### DATASET SECTION

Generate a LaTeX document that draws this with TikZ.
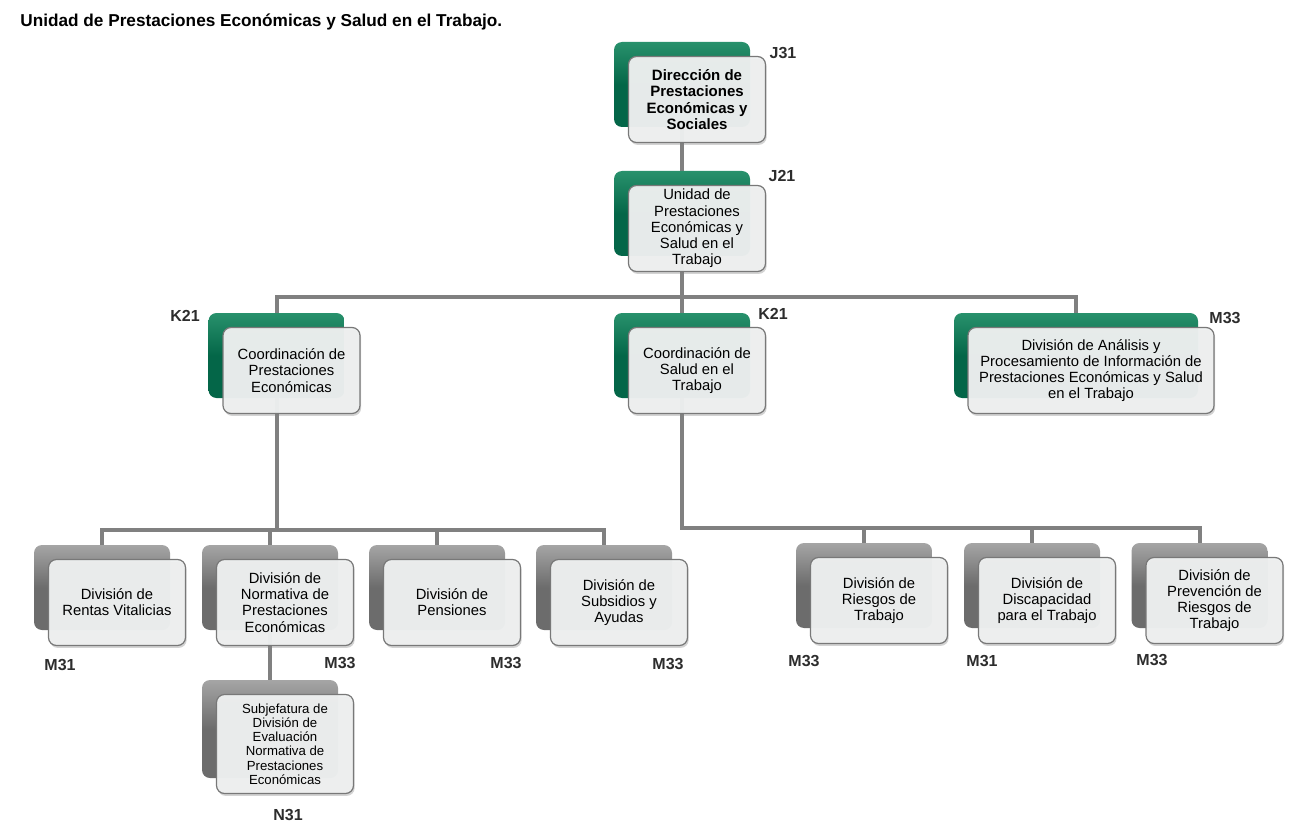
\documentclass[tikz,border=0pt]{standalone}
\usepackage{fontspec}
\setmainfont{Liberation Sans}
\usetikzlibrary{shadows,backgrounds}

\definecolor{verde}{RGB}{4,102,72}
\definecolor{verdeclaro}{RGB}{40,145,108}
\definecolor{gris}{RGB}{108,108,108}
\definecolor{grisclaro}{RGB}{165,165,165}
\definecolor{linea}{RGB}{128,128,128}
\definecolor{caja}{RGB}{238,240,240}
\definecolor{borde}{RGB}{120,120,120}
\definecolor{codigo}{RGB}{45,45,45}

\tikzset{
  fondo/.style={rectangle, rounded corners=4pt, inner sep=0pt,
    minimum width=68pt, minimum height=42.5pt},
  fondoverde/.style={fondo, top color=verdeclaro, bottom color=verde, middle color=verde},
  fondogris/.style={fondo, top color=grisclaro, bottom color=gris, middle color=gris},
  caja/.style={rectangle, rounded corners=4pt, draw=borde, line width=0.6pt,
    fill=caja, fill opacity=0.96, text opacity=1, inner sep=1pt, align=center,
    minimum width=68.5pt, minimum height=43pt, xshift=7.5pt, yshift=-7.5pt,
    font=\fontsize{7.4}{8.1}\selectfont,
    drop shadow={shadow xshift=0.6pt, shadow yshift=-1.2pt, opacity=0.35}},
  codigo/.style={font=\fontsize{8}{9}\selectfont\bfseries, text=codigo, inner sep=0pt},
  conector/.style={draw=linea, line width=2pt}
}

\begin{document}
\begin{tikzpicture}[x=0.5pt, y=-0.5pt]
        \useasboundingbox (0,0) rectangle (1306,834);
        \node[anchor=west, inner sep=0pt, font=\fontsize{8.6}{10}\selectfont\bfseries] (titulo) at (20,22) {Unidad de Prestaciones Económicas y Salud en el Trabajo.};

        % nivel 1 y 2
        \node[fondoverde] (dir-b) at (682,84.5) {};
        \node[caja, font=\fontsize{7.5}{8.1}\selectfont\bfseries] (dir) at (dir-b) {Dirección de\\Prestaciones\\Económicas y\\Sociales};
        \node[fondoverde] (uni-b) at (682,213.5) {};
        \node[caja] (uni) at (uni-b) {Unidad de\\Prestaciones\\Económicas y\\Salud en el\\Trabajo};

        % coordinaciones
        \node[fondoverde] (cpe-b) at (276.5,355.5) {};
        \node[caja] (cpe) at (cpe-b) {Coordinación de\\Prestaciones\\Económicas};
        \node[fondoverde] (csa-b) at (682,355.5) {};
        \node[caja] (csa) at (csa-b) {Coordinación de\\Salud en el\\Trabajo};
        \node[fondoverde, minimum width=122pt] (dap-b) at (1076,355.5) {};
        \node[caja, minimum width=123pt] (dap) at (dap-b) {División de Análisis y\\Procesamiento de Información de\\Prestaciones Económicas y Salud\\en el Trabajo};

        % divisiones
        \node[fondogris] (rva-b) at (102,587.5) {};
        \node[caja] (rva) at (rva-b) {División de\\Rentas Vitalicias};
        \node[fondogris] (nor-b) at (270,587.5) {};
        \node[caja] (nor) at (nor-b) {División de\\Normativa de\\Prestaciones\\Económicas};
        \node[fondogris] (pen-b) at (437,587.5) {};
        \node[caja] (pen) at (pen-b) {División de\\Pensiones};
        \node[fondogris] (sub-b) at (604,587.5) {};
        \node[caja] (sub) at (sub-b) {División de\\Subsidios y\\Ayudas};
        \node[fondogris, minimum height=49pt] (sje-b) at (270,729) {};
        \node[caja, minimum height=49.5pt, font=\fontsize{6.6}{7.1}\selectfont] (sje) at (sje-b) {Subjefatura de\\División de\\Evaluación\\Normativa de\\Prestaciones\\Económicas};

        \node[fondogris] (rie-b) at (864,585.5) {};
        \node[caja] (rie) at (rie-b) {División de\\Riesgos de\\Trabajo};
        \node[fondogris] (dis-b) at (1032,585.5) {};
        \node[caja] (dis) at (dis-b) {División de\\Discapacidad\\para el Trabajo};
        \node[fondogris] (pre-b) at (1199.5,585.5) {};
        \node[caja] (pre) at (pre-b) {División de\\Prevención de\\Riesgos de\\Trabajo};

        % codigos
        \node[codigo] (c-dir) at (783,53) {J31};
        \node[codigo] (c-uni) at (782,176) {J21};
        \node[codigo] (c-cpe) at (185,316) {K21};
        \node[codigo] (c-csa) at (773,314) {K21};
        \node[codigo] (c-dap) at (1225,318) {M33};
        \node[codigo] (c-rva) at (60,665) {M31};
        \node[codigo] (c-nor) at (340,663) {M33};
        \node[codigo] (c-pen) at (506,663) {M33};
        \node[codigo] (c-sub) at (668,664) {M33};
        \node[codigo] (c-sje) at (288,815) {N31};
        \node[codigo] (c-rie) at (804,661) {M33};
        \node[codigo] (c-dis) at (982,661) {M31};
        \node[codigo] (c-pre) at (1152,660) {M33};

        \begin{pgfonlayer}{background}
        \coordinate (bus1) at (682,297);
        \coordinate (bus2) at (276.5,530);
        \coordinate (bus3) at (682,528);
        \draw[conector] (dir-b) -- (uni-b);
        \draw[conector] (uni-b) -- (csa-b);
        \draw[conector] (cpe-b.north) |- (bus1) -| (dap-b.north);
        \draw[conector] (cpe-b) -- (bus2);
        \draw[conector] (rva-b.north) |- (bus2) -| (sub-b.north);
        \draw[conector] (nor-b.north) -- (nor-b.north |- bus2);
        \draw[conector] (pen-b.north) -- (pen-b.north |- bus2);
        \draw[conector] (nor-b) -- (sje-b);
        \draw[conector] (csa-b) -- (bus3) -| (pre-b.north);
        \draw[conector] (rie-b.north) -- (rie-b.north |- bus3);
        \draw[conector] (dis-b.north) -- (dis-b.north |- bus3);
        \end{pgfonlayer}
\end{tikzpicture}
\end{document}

### GOAL
Copy out the data above exactly, except the pictures.

### EXERCISE SOLUTION
Generate a LaTeX document that draws this with TikZ.
\documentclass[tikz,border=0pt]{standalone}
\usepackage{fontspec}
\setmainfont{Liberation Sans}
\usetikzlibrary{shadows,backgrounds}

\definecolor{verde}{RGB}{4,102,72}
\definecolor{verdeclaro}{RGB}{40,145,108}
\definecolor{gris}{RGB}{108,108,108}
\definecolor{grisclaro}{RGB}{165,165,165}
\definecolor{linea}{RGB}{128,128,128}
\definecolor{caja}{RGB}{238,240,240}
\definecolor{borde}{RGB}{120,120,120}
\definecolor{codigo}{RGB}{45,45,45}

\tikzset{
  fondo/.style={rectangle, rounded corners=4pt, inner sep=0pt,
    minimum width=68pt, minimum height=42.5pt},
  fondoverde/.style={fondo, top color=verdeclaro, bottom color=verde, middle color=verde},
  fondogris/.style={fondo, top color=grisclaro, bottom color=gris, middle color=gris},
  caja/.style={rectangle, rounded corners=4pt, draw=borde, line width=0.6pt,
    fill=caja, fill opacity=0.96, text opacity=1, inner sep=1pt, align=center,
    minimum width=68.5pt, minimum height=43pt, xshift=7.5pt, yshift=-7.5pt,
    font=\fontsize{7.4}{8.1}\selectfont,
    drop shadow={shadow xshift=0.6pt, shadow yshift=-1.2pt, opacity=0.35}},
  codigo/.style={font=\fontsize{8}{9}\selectfont\bfseries, text=codigo, inner sep=0pt},
  conector/.style={draw=linea, line width=2pt}
}

\begin{document}
\begin{tikzpicture}[x=0.5pt, y=-0.5pt]
        \useasboundingbox (0,0) rectangle (1306,834);
        \node[anchor=west, inner sep=0pt, font=\fontsize{8.6}{10}\selectfont\bfseries] (titulo) at (20,22) {Unidad de Prestaciones Económicas y Salud en el Trabajo.};

        % nivel 1 y 2
        \node[fondoverde] (dir-b) at (682,84.5) {};
        \node[caja, font=\fontsize{7.5}{8.1}\selectfont\bfseries] (dir) at (dir-b) {Dirección de\\Prestaciones\\Económicas y\\Sociales};
        \node[fondoverde] (uni-b) at (682,213.5) {};
        \node[caja] (uni) at (uni-b) {Unidad de\\Prestaciones\\Económicas y\\Salud en el\\Trabajo};

        % coordinaciones
        \node[fondoverde] (cpe-b) at (276.5,355.5) {};
        \node[caja] (cpe) at (cpe-b) {Coordinación de\\Prestaciones\\Económicas};
        \node[fondoverde] (csa-b) at (682,355.5) {};
        \node[caja] (csa) at (csa-b) {Coordinación de\\Salud en el\\Trabajo};
        \node[fondoverde, minimum width=122pt] (dap-b) at (1076,355.5) {};
        \node[caja, minimum width=123pt] (dap) at (dap-b) {División de Análisis y\\Procesamiento de Información de\\Prestaciones Económicas y Salud\\en el Trabajo};

        % divisiones
        \node[fondogris] (rva-b) at (102,587.5) {};
        \node[caja] (rva) at (rva-b) {División de\\Rentas Vitalicias};
        \node[fondogris] (nor-b) at (270,587.5) {};
        \node[caja] (nor) at (nor-b) {División de\\Normativa de\\Prestaciones\\Económicas};
        \node[fondogris] (pen-b) at (437,587.5) {};
        \node[caja] (pen) at (pen-b) {División de\\Pensiones};
        \node[fondogris] (sub-b) at (604,587.5) {};
        \node[caja] (sub) at (sub-b) {División de\\Subsidios y\\Ayudas};
        \node[fondogris, minimum height=49pt] (sje-b) at (270,729) {};
        \node[caja, minimum height=49.5pt, font=\fontsize{6.6}{7.1}\selectfont] (sje) at (sje-b) {Subjefatura de\\División de\\Evaluación\\Normativa de\\Prestaciones\\Económicas};

        \node[fondogris] (rie-b) at (864,585.5) {};
        \node[caja] (rie) at (rie-b) {División de\\Riesgos de\\Trabajo};
        \node[fondogris] (dis-b) at (1032,585.5) {};
        \node[caja] (dis) at (dis-b) {División de\\Discapacidad\\para el Trabajo};
        \node[fondogris] (pre-b) at (1199.5,585.5) {};
        \node[caja] (pre) at (pre-b) {División de\\Prevención de\\Riesgos de\\Trabajo};

        % codigos
        \node[codigo] (c-dir) at (783,53) {J31};
        \node[codigo] (c-uni) at (782,176) {J21};
        \node[codigo] (c-cpe) at (185,316) {K21};
        \node[codigo] (c-csa) at (773,314) {K21};
        \node[codigo] (c-dap) at (1225,318) {M33};
        \node[codigo] (c-rva) at (60,665) {M31};
        \node[codigo] (c-nor) at (340,663) {M33};
        \node[codigo] (c-pen) at (506,663) {M33};
        \node[codigo] (c-sub) at (668,664) {M33};
        \node[codigo] (c-sje) at (288,815) {N31};
        \node[codigo] (c-rie) at (804,661) {M33};
        \node[codigo] (c-dis) at (982,661) {M31};
        \node[codigo] (c-pre) at (1152,660) {M33};

        \begin{pgfonlayer}{background}
        \coordinate (bus1) at (682,297);
        \coordinate (bus2) at (276.5,530);
        \coordinate (bus3) at (682,528);
        \draw[conector] (dir-b) -- (uni-b);
        \draw[conector] (uni-b) -- (csa-b);
        \draw[conector] (cpe-b.north) |- (bus1) -| (dap-b.north);
        \draw[conector] (cpe-b) -- (bus2);
        \draw[conector] (rva-b.north) |- (bus2) -| (sub-b.north);
        \draw[conector] (nor-b.north) -- (nor-b.north |- bus2);
        \draw[conector] (pen-b.north) -- (pen-b.north |- bus2);
        \draw[conector] (nor-b) -- (sje-b);
        \draw[conector] (csa-b) -- (bus3) -| (pre-b.north);
        \draw[conector] (rie-b.north) -- (rie-b.north |- bus3);
        \draw[conector] (dis-b.north) -- (dis-b.north |- bus3);
        \end{pgfonlayer}
\end{tikzpicture}
\end{document}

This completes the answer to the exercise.